The risk to consumers' privacy is probably still far greater from the snoopy, gossipy permission requirements on Android apps that automatically take permission to ID your location, your friends, your activities and send copies home to their developers to help "improve customer support."

Or the risk might be greater from what is apparently a flood of law-enforcement agencies pouring every phone number they can grab into the same bucket marked "possible suspects" and handing it to cell phone carriers with a request for a list of all the calls made to or from each of those numbers, on the off chance someone, somewhere in America is plotting something illegal using a cell phone.

Or it could be that phones running Android are outselling iPhone – taking up 52 percent of blobal sales compared to 15 percent for iPhone.

That's a big market that requires a big response. Malware writers have never been shy about stepping forward into a gap through which money might be extracted.

But this?

According to Juniper Networks the number of samples of malware designed for Android leaped 472 percent between July, 2011 and Nov. 10.

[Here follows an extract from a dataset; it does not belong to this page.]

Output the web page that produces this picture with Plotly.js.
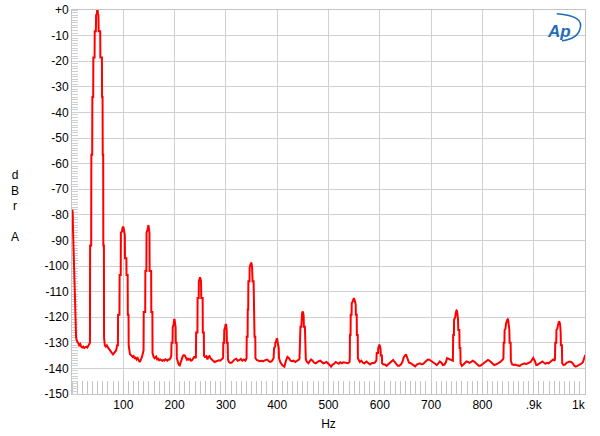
<!DOCTYPE html>
<html>
<head>
<meta charset="utf-8">
<script src="https://cdn.plot.ly/plotly-3.0.1.min.js"></script>
<style>html,body{margin:0;padding:0;background:#fff;}#chart{width:600px;height:436px;}</style>
</head>
<body>
<div id="chart"></div>
<script>
// Spectrum trace (frequency in Hz, level in dBr A)
const freqHz = [
0.8,1.5,2,3,4,5,6,7,8,10,12,14,16,18,20,22,24,26,28,30,32,34,35,
35.3,37.4,37.7,39.4,39.7,41.3,41.6,44,44.3,46.5,47,48.5,49,50,50.5,51.5,52,55,55.3,58.3,58.6,59.6,59.9,60.8,61.1,62.2,62.5,
64,66,68,70,72,74,76,78,80,82,84,86,88,89.5,
89.8,92.5,92.8,95,95.3,97.5,98.5,99.5,100.5,101.5,103,103.3,106,106.3,108.5,108.8,110.2,110.5,
112,113,116,118,120,122,124,126,128,130,132,134,136,137,
139.5,139.8,142.7,143,145,145.3,147,148,149,150,151,151.3,154.3,154.6,156.7,157,
158,159,161,164,166,168,170,172,174,176,178,180,182,184,186,188,190,192,193,
193.5,194,196,196.3,198,199,200,201,202,202.3,204,204.3,
206,208,210,212,214,216,218,220,222,224,226,228,230,232,234,236,238,240,
241.5,242,244.5,244.8,247,247.3,248.5,249.5,250.5,251.5,252,254.7,255,257,257.3,
259,262,264,266,268,270,272,275,278,280,283,286,289,292,294,
294.5,295,296.5,296.8,298.5,299.5,300.5,301.5,302,303.5,304,
306,308,311,314,317,320,323,326,329,332,335,338,340,
340.3,340.6,342.3,342.6,343.5,343.8,346,346.3,348,349,350,351,352,354,354.3,355.5,355.8,357.3,357.6,
360,363,366,369,372,375,378,381,384,387,390,393,
393.5,394,396,396.3,398,399,400,401,402,403,403.5,
406,410,414,417,420,423,426,429,432,435,438,441,443,
443.5,443.8,445,445.3,447,447.3,448.5,449.5,450.5,451.5,452,454,454.3,455.5,455.8,
458,461,464,466,469,472,475,478,481,484,487,490,493,496,499,502,505,508,511,514,517,520,523,526,529,532,535,538,541,
541.5,541.8,543,543.3,545,545.3,547,548.5,549.5,550.5,551.5,553,553.3,555,555.3,557,557.3,
559,561,564,567,570,574,578,581,584,587,590,593,
593.5,594,596.5,597,599,600,601.5,602,604,604.5,
607,610,613,616,619,622,626,629,632,635,638,641,644,647,651,654,657,660,663,666,669,672,675,678,681,684,687,690,693,696,699,702,705,708,711,714,717,720,723,726,729,731,
742.5,743,744.5,744.8,747,748.5,749.5,750.5,751.5,752.5,753,755,755.5,757,757.5,
760,763,766,769,772,775,778,781,784,787,790,793,796,799,802,805,808,811,814,817,820,823,826,829,832,835,838,840,
841,841.5,843,843.3,845,846,848.5,849.5,850.5,851.5,852.5,853,855,855.5,
858,861,864,867,870,873,876,879,882,885,888,891,894,897,899,902,905,908,911,914,917,920,923,926,929,932,935,938,941,
941.5,942,944,944.3,946,948,949,950.5,951.5,952.5,953,955,955.5,
958,961,964,967,970,973,976,979,982,985,988,991,994,996,998,1000,1002
];
const levelDbr = [
-78,-80,-86,-95,-104,-110,-115,-124,-128,-129.5,-130,-131,-130.5,-131.5,-131.8,-131.5,-132,-131.8,-131.5,-131.8,-131.2,-130.8,-130,
-92,-92,-56.5,-56.5,-34,-34,-18.6,-18.6,-8.3,-8.3,-2,-1.5,0,0,-1.5,-2,-8.3,-8.3,-18.6,-18.6,-34,-34,-56.5,-56.5,-92,-92,-128,
-131,-131.5,-131,-131.8,-132.5,-133,-133.5,-134,-134.5,-134,-133.5,-133,-131,-131,
-119,-119,-103.5,-103.5,-87,-86.5,-85,-84.6,-85,-86.5,-88,-97,-97,-103.5,-103.5,-119,-119,-131,
-133,-134.5,-135,-135.5,-135.2,-136,-135.8,-136.5,-136,-137,-137.5,-136.8,-136,-135,
-133,-118,-118,-102,-102,-87,-86,-84.2,-84,-85.5,-87,-102,-102,-118,-118,-134,
-135,-135.5,-136,-135.4,-136.5,-136.2,-136.8,-136.5,-136.8,-137,-136.7,-137,-136.5,-136.8,-137,-136.5,-136.5,-136,-135.5,
-135,-130,-130,-124,-123,-121,-121,-122.5,-124,-130,-130,-136,
-137.5,-138.5,-138.8,-137.5,-136,-135.2,-134.8,-135,-135.8,-136.6,-136.2,-136.6,-136.3,-137,-136.8,-136,-135.5,-135.5,
-136,-126,-126,-112.5,-112.5,-106,-105,-104.4,-105,-106,-112.5,-112.5,-126,-126,-135,
-135.5,-135.2,-136.5,-135.5,-135.2,-136,-136.5,-137,-137.5,-137.4,-137,-136.8,-137,-136.5,-136,
-135.5,-130,-130,-125,-124,-122.7,-123,-125,-130,-130,-136.5,
-137.5,-137.8,-137.8,-137,-136.5,-136.2,-137,-136.8,-136.3,-137,-136.5,-137,-136.5,
-136,-127.6,-127.6,-117,-117,-106,-106,-100.5,-99.5,-98.7,-99,-100.5,-106,-106,-117,-117,-127.6,-127.6,-136,
-136.7,-137,-137.2,-137,-137.3,-137,-136.6,-136.6,-137.3,-137.5,-137,-136,
-135,-132,-131.5,-130,-129.5,-128.3,-128.5,-130,-132,-132,-136,
-137.5,-138.8,-139.3,-137,-135.5,-136,-137,-137.2,-137,-137.5,-137,-136.8,-136.5,
-136,-130,-130,-123.7,-123.7,-119.5,-118.5,-117.8,-118.2,-119.5,-123.7,-123.7,-130,-130,-136.5,
-137.5,-138,-137,-136.5,-137,-137.8,-138,-137.5,-137.2,-137,-137.6,-138,-137.8,-137.5,-138,-138.5,-139.3,-138.5,-138.2,-137.5,-138,-138.2,-137.6,-138,-137.6,-137.8,-138,-138,-137.5,
-136,-127,-127,-119,-119,-114.5,-114,-113,-112.6,-113,-114.5,-115,-119,-119,-127,-127,-136,
-137,-137.5,-137,-137.8,-138,-137.3,-138,-138.5,-138,-138,-137.8,-137,
-136.5,-134,-134,-132,-130.9,-131,-132.5,-135,-135,-138,
-138.5,-138.5,-139,-138.5,-138,-137.5,-136.7,-137.5,-138.2,-139,-139,-138.5,-137.5,-135.5,-134.5,-136,-137.8,-138,-138.5,-139,-139.2,-138.5,-138.2,-138,-138.4,-138.3,-137.8,-137,-136.6,-136.5,-137,-137.6,-137.8,-138.2,-138.7,-138,-137.3,-137.8,-138.7,-138.5,-137.5,-136,
-137,-127,-127,-121,-120,-118,-117.4,-117.6,-119,-121,-125,-125,-132,-132,-138,
-139,-138.5,-137.8,-137.3,-137.5,-137.8,-137.5,-137,-137.3,-138,-138.5,-139,-139,-138.5,-138,-137.5,-137,-136.7,-137,-137.5,-138.3,-138.7,-138.5,-138,-137.8,-137.5,-137,-136.5,
-136,-130,-130,-125,-124.5,-122.5,-121,-120.8,-121.3,-123,-125,-130,-130,-137,
-138.5,-138.7,-138.5,-138.8,-139,-139,-138.5,-138.4,-138,-138.3,-138,-137.8,-137.5,-136.5,-135.9,-137,-138.7,-138.5,-138,-137.5,-137.3,-137.8,-138.2,-137.8,-138,-137.5,-136.8,-136.5,-137,
-136,-130,-130,-125,-124.5,-122.5,-121.7,-122,-123,-125.5,-131,-131,-138,
-138.7,-138.5,-137.8,-137.5,-137.3,-137.5,-138,-139,-139.3,-139,-138.7,-138.5,-138,-137.5,-136.5,-135,-134.8
];

const yTickVals = [0,-10,-20,-30,-40,-50,-60,-70,-80,-90,-100,-110,-120,-130,-140,-150];
const yTickText = ["+0","-10","-20","-30","-40","-50","-60","-70","-80","-90","-100","-110","-120","-130","-140","-150"];
const xTickVals = [100,200,300,400,500,600,700,800,900,1000];
const xTickText = ["100","200","300","400","500","600","700","800",".9k","1k\u00A0\u00A0\u00A0\u00A0"];

const font = "Arial, 'Liberation Sans', sans-serif";
const gridCol = "#d0d0d0";

const trace = {
  x: freqHz, y: levelDbr, type: "scatter", mode: "lines",
  line: {color: "#ff0000", width: 2}, hoverinfo: "skip", cliponaxis: false
};

const layout = {
  width: 600, height: 436,
  margin: {l: 72, r: 15, t: 10, b: 42},
  paper_bgcolor: "#ffffff", plot_bgcolor: "#ffffff",
  showlegend: false,
  font: {family: font, size: 12, color: "#000"},
  xaxis: {
    range: [0, 1000], tickvals: xTickVals, ticktext: xTickText,
    showgrid: true, gridcolor: gridCol, gridwidth: 1, layer: "below traces",
    zeroline: false, showline: true, linecolor: "#c4c4c4", linewidth: 1, mirror: true,
    ticks: "", tickfont: {family: font, size: 12, color: "#000"},
    minor: {dtick: 10, ticks: "inside", ticklen: 13, tickcolor: "#c4c4c4", tickwidth: 1, showgrid: false},
    title: {text: "Hz", font: {family: font, size: 12, color: "#000"}, standoff: 8}
  },
  yaxis: {
    range: [-150, 0], tickvals: yTickVals, ticktext: yTickText,
    showgrid: true, gridcolor: gridCol, gridwidth: 1, layer: "below traces",
    zeroline: false, showline: true, linecolor: "#c4c4c4", linewidth: 1, mirror: true,
    ticks: "", tickfont: {family: font, size: 12, color: "#000"},
    minor: {dtick: 1, ticks: "inside", ticklen: 6, tickcolor: "#cfcfcf", tickwidth: 1, showgrid: false}
  },
  annotations: [
    {xref: "paper", yref: "paper", x: -0.111, y: 0.49, xanchor: "center", yanchor: "middle",
     text: "d<br>B<br>r<br><br>A", showarrow: false, align: "center",
     font: {family: font, size: 12, color: "#000"}},
    {xref: "paper", yref: "paper", x: 0.976, y: 0.975, xanchor: "right", yanchor: "top",
     text: "<i><b>Ap</b></i>", showarrow: false,
     font: {family: font, size: 17, color: "#1f6db8"}}
  ],
  shapes: [
    {type: "path", xref: "paper", yref: "paper",
     path: "M 0.945 0.99 Q 1.0 0.985 0.99 0.95 Q 0.985 0.925 0.955 0.92",
     line: {color: "#1f6db8", width: 1.5}}
  ]
};

Plotly.newPlot("chart", [trace], layout, {staticPlot: true, displayModeBar: false});
</script>
</body>
</html>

According to Juniper there was a 400 percent increase in android malware between the summers of 2009 and 2010. That was in a whole year. The 472 percent was for five months. That's an increase of 110 percent in September and another 111 percent in November – and a projected annual growth of approximately 1,320 percent.

That number sounds ridiculous, but Juniper's growth curve keeps getting steeper during 2011 and into 2012, so it may actually be an underestimate.

Of those, 55 percent are spyware that collect data on location, contacts, activities and similar information.

About 44 percent are SMS Trojans that connect to the net along with a legitimate application and send SMS messages to numbers that charge a high per-message premium call fee. The anonymous owners of the number and the malware charge the cell company – which charges you – premium access fees similar to the $1.99 per vote American Idol charges or high per-minute charges tech support or sex lines charge.